When you sell the relinquished property, you remove it from your books. The asset account and accumulated depreciation both get cleared. But unlike a normal sale, you don’t book a realized gain. Instead, the sale proceeds flow to your qualified intermediary. In your accounting system, this should show as a receivable from the QI or a dedicated exchange proceeds account. The money should never touch your operating bank account. If it does, even briefly, you risk disqualifying the entire exchange. Your books need to clearly show that those funds stayed with the QI throughout the exchange period.

When you close on the replacement property, here is where most bookkeeping mistakes happen. The new property does not go on your books at its purchase price. It goes on at what is called “exchange basis,” which is the adjusted basis of the old property you gave up, plus any additional cash (boot) you paid out of pocket, plus closing costs and exchange expenses.
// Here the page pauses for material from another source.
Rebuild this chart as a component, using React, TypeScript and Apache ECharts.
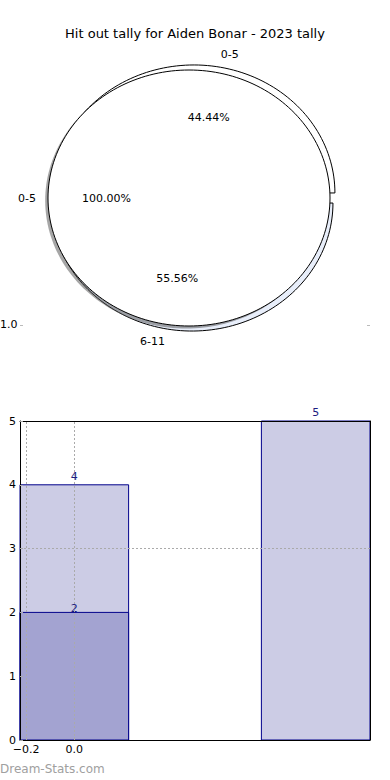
import { useEffect, useRef } from 'react';
import * as echarts from 'echarts';

const TITLE = 'Hit out tally for Aiden Bonar - 2023 tally';
const WATERMARK = 'Dream-Stats.com';

// Pie (per band) data
const pieCategories = ['0-5', '6-11'];
const pieValues = [4, 5];
// Overlaid single-slice pie
const totalCategories = ['0-5'];
const totalValues = [1];

// Bar data
const barPositions = [0, 1];
const barTotals = [4, 5];
const barSubPositions = [0];
const barSubValues = [2];
const xTickValues = [-0.2, 0.0];
const gridXValues = [-0.2, 0.0];
const gridYValues = [3];
const leftoverTickLabel = '1.0';

const FONT = 'DejaVu Sans, sans-serif';
const BAR_HALF = 0.225;

function fmtTick(v: number) {
  const s = Math.abs(v).toFixed(1);
  return v < 0 ? '\u2212' + s : s;
}

function makePieRender(
  names: string[],
  values: number[],
  fills: string[],
  explode: number,
  shadow: boolean,
  mode: 'shape' | 'label',
  cx: number
) {
  const total = values.reduce((a, b) => a + b, 0);
  return (params: any, api: any) => {
    const i = params.dataIndex;
    let before = 0;
    for (let j = 0; j < i; j++) before += values[j];
    const a0 = (before / total) * Math.PI * 2;
    const a1 = ((before + values[i]) / total) * Math.PI * 2;
    const mid = (a0 + a1) / 2;
    const full = values[i] === total;
    const ex = cx + (full ? 0 : explode * Math.cos(mid));
    const ey = full ? 0 : explode * Math.sin(mid);
    const children: any[] = [];
    if (mode === 'shape') {
      const build = (dx: number, dy: number) => {
        const pts: number[][] = [];
        if (!full) pts.push(api.coord([ex + dx, ey + dy]));
        const n = Math.max(12, Math.ceil(((a1 - a0) / (Math.PI * 2)) * 200));
        for (let k = 0; k <= n; k++) {
          const t = a0 + ((a1 - a0) * k) / n;
          pts.push(api.coord([ex + dx + Math.cos(t), ey + dy + Math.sin(t)]));
        }
        return pts;
      };
      if (shadow) {
        children.push({
          type: 'polygon',
          shape: { points: build(-0.02, -0.02) },
          style: { fill: 'rgba(77,77,77,0.5)', stroke: 'none' },
        });
      }
      children.push({
        type: 'polygon',
        shape: { points: build(0, 0) },
        style: { fill: fills[i % fills.length], stroke: '#000', lineWidth: 1 },
      });
    } else {
      const lp = api.coord([ex + 0.6 * Math.cos(mid), ey + 0.6 * Math.sin(mid)]);
      children.push({
        type: 'text',
        x: lp[0],
        y: lp[1],
        style: {
          text: ((values[i] / total) * 100).toFixed(2) + '%',
          fill: '#000',
          font: '11px ' + FONT,
          align: 'center',
          verticalAlign: 'middle',
        },
      });
      const np = api.coord([ex + 1.1 * Math.cos(mid), ey + 1.1 * Math.sin(mid)]);
      children.push({
        type: 'text',
        x: np[0],
        y: np[1],
        style: {
          text: names[i],
          fill: '#000',
          font: '11px ' + FONT,
          align: Math.cos(mid) >= 0 ? 'left' : 'right',
          verticalAlign: 'middle',
        },
      });
    }
    return { type: 'group', children };
  };
}

function makeBarRender(fill: string, labelOffset: number) {
  return (params: any, api: any) => {
    const x = api.value(0);
    const v = api.value(1);
    const tl = api.coord([x - BAR_HALF, v]);
    const br = api.coord([x + BAR_HALF, 0]);
    return {
      type: 'group',
      children: [
        {
          type: 'rect',
          shape: { x: tl[0], y: tl[1], width: br[0] - tl[0], height: br[1] - tl[1] },
          style: { fill, stroke: '#00008b', lineWidth: 1 },
        },
        {
          type: 'text',
          x: (tl[0] + br[0]) / 2,
          y: tl[1] - labelOffset,
          style: {
            text: String(v),
            fill: '#1c1c80',
            font: '11px ' + FONT,
            align: 'center',
            verticalAlign: 'bottom',
          },
        },
      ],
    };
  };
}

export default function App() {
  const ref = useRef<HTMLDivElement>(null);
  useEffect(() => {
    if (!ref.current) return;
    const chart = echarts.init(ref.current, null, { renderer: 'svg' });
    const axisLine = { show: true, onZero: false, lineStyle: { color: '#000', width: 1 } };
    const pieData = pieValues.map((v, i) => [i, v]);
    const totalData = totalValues.map((v, i) => [i, v]);
    const outerFills = ['#ffffff', '#e8eefa'];
    const OUTER_CX = 0.028;
    const EXPLODE = 0.04;
    const option: any = {
      animation: false,
      backgroundColor: '#fff',
      textStyle: { fontFamily: FONT },
      title: {
        text: TITLE,
        left: 'center',
        top: 22,
        textStyle: { fontSize: 13, fontWeight: 'normal', color: '#000', fontFamily: FONT },
      },
      grid: [
        { left: 19.8, top: 44.4, width: 338.4, height: 307.2 },
        { left: 20, right: 20, top: 421, bottom: 40 },
      ],
      xAxis: [
        { gridIndex: 0, type: 'value', min: -1.2, max: 1.2, show: false },
        {
          gridIndex: 1,
          type: 'value',
          min: -BAR_HALF,
          max: 1 + BAR_HALF,
          z: 5,
          axisLine,
          axisTick: { show: true, inside: true, length: 3, customValues: xTickValues, lineStyle: { color: '#aaa' } },
          axisLabel: {
            customValues: xTickValues,
            formatter: (v: number) => fmtTick(v),
            color: '#000',
            fontSize: 11,
            fontFamily: FONT,
            margin: 4,
          },
          splitLine: { show: false },
        },
        {
          gridIndex: 1,
          type: 'value',
          position: 'top',
          min: -BAR_HALF,
          max: 1 + BAR_HALF,
          z: 5,
          axisLine,
          axisTick: { show: false },
          axisLabel: { show: false },
          splitLine: { show: false },
        },
      ],
      yAxis: [
        { gridIndex: 0, type: 'value', min: -1.2, max: 1.2, show: false },
        {
          gridIndex: 1,
          type: 'value',
          min: 0,
          max: 5,
          interval: 1,
          z: 5,
          axisLine,
          axisTick: { show: true, inside: true, length: 3, lineStyle: { color: '#aaa' } },
          axisLabel: { color: '#000', fontSize: 11, fontFamily: FONT, margin: 4 },
          splitLine: { show: false },
        },
        {
          gridIndex: 1,
          type: 'value',
          position: 'right',
          min: 0,
          max: 5,
          z: 5,
          axisLine,
          axisTick: { show: false },
          axisLabel: { show: false },
          splitLine: { show: false },
        },
      ],
      series: [
        {
          type: 'custom',
          xAxisIndex: 0,
          yAxisIndex: 0,
          z: 2,
          renderItem: makePieRender(pieCategories, pieValues, outerFills, EXPLODE, false, 'shape', OUTER_CX),
          data: pieData,
        },
        {
          type: 'custom',
          xAxisIndex: 0,
          yAxisIndex: 0,
          z: 3,
          renderItem: makePieRender(totalCategories, totalValues, ['#ffffff'], 0, true, 'shape', 0),
          data: totalData,
        },
        {
          type: 'custom',
          xAxisIndex: 0,
          yAxisIndex: 0,
          z: 4,
          renderItem: makePieRender(pieCategories, pieValues, outerFills, EXPLODE, false, 'label', OUTER_CX),
          data: pieData,
        },
        {
          type: 'custom',
          xAxisIndex: 0,
          yAxisIndex: 0,
          z: 4,
          renderItem: makePieRender(totalCategories, totalValues, ['#ffffff'], 0, false, 'label', 0.015),
          data: totalData,
        },
        {
          type: 'custom',
          xAxisIndex: 1,
          yAxisIndex: 1,
          z: 2,
          renderItem: makeBarRender('#ccccE5', 3),
          data: barPositions.map((x, i) => [x, barTotals[i]]),
        },
        {
          type: 'custom',
          xAxisIndex: 1,
          yAxisIndex: 1,
          z: 3,
          renderItem: makeBarRender('#a3a3d1', -2),
          data: barSubPositions.map((x, i) => [x, barSubValues[i]]),
        },
        {
          type: 'line',
          xAxisIndex: 1,
          yAxisIndex: 1,
          data: [],
          z: 6,
          markLine: {
            silent: true,
            symbol: ['none', 'none'],
            label: { show: false },
            lineStyle: { type: [2, 2], color: '#aaa', width: 1 },
            data: [
              ...gridXValues.map((x) => ({ xAxis: x })),
              ...gridYValues.map((y) => ({ yAxis: y })),
            ],
          },
        },
      ],
      graphic: [
        {
          type: 'text',
          left: 0,
          top: 319,
          style: { text: leftoverTickLabel, fill: '#000', font: '11px ' + FONT },
        },
        { type: 'rect', shape: { x: 20, y: 325, width: 3, height: 1 }, style: { fill: '#bbb' } },
        { type: 'rect', shape: { x: 367, y: 325, width: 3, height: 1 }, style: { fill: '#bbb' } },
        {
          type: 'text',
          left: 0,
          top: 763,
          style: { text: WATERMARK, fill: '#a0a0a0', font: '12px ' + FONT },
        },
      ],
    };
    chart.setOption(option);
    return () => chart.dispose();
  }, []);
  return (
    <div
      ref={ref}
      style={{ position: 'absolute', left: 0, top: 0, width: 390, height: 780 }}
    />
  );
}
If the replacement property cost more than the relinquished property sold for and you added cash to make up the difference, that additional amount gets added to the carryover basis.

If you received boot, meaning the QI returned cash to you or you received non-like-kind property, you recognize gain to the extent of that boot. That portion is taxable in the year of the exchange and needs to be booked as a recognized gain.

Depreciation on the replacement property requires careful attention. The carryover basis from the old property and any new basis from boot paid are treated differently for depreciation purposes. The carryover portion generally continues using the same method and life as the original property, while any additional basis from boot gets its own depreciation schedule. Your real estate accountant or tax preparer should guide the specific treatment, but your books need to support it with the right cost basis recorded from day one.

Document everything in a way that supports Form 8824 at tax time. Keep the QI agreement, closing statements for both properties, identification letters for the replacement property, and a clear calculation showing how you arrived at the new basis. These records should tie directly to what is in your accounting system. If the numbers in your books don’t match the exchange documentation, someone made an error that needs to be found before the return gets filed.

For Northern Virginia small business bookkeeping services clients running rental portfolios, we see 1031 exchanges handled incorrectly more often than correctly. The most common mistake is recording the replacement property at its fair market value instead of the exchange basis. That overstates your depreciable basis, gives you larger depreciation deductions than you are entitled to, and creates a mess when you eventually dispose of the property. The second most common mistake is letting QI proceeds flow through the operating account and then trying to sort it out later.

Get the bookkeeping right at the time of the exchange. Fixing it after the fact is significantly more work and often requires amending returns.